Picture an AI agent with root-level access. It just deployed your staging app to production while reading a customer database to “improve recommendations.” Your logs show nothing odd, but compliance wants answers. That’s the problem with autonomous AI in operations: speed without governance. Zero data exposure AI operations automation sounds great until your AI starts acting like an intern with admin privileges.
AI copilots, task runners, and service agents now touch production systems every day. They trigger CI/CD pipelines, pull infrastructure metrics, and even reconfigure access controls. Each action is powerful, but also risky. Sensitive data might leak into model prompts. Commands could exceed intended scope. Auditing that activity after the fact feels like forensic archaeology. The smarter play is to block exposure before it happens.
Enter HoopAI, the control plane for safe AI operations.

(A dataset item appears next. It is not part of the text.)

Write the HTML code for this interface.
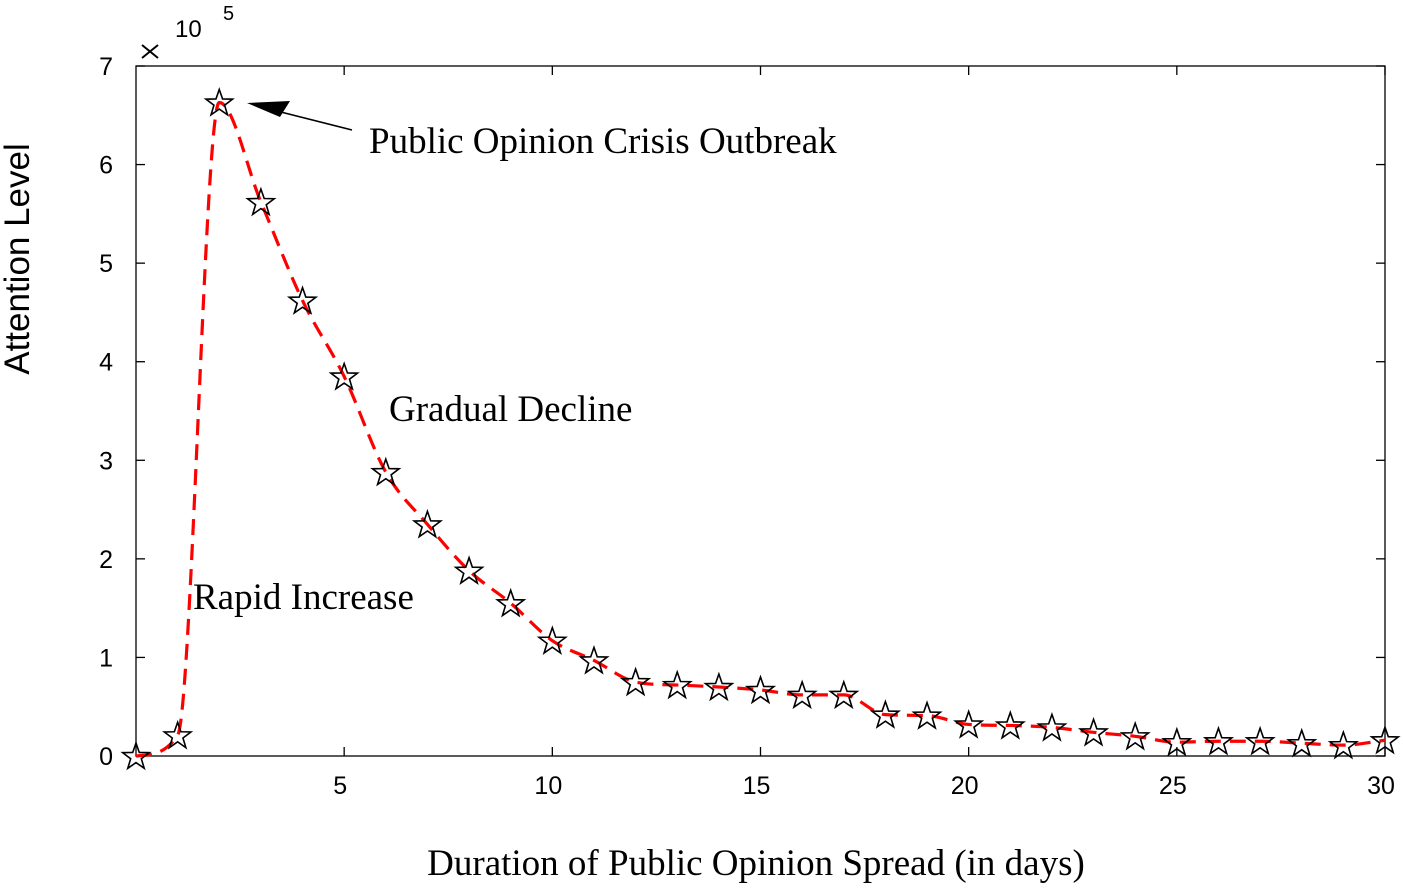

It routes every AI command through a governed proxy, wrapping automation in Zero Trust access. Instead of giving the model direct credentials, HoopAI translates each request through a unified policy layer. This lets you define what an AI can execute, what data it can see, and how long its credentials last. Access becomes ephemeral, scoped, and logged in real time.
With HoopAI, destructive commands get filtered at the proxy before they can hit your systems. Sensitive data such as PII, secrets, or source code is masked dynamically in transit. Every action lands in a replayable event log with contextual metadata—who (or what) ran it, when, from where, and under which identity. The agent doesn’t need to know your infrastructure internals, only that its approved action succeeded.
Operationally, this shifts power from blind trust to observable control. Permissions live in policy, not in static keys. Model outputs pass through a security-aware intermediary. Developers stay fast, compliance stays calm, and your audit trail writes itself.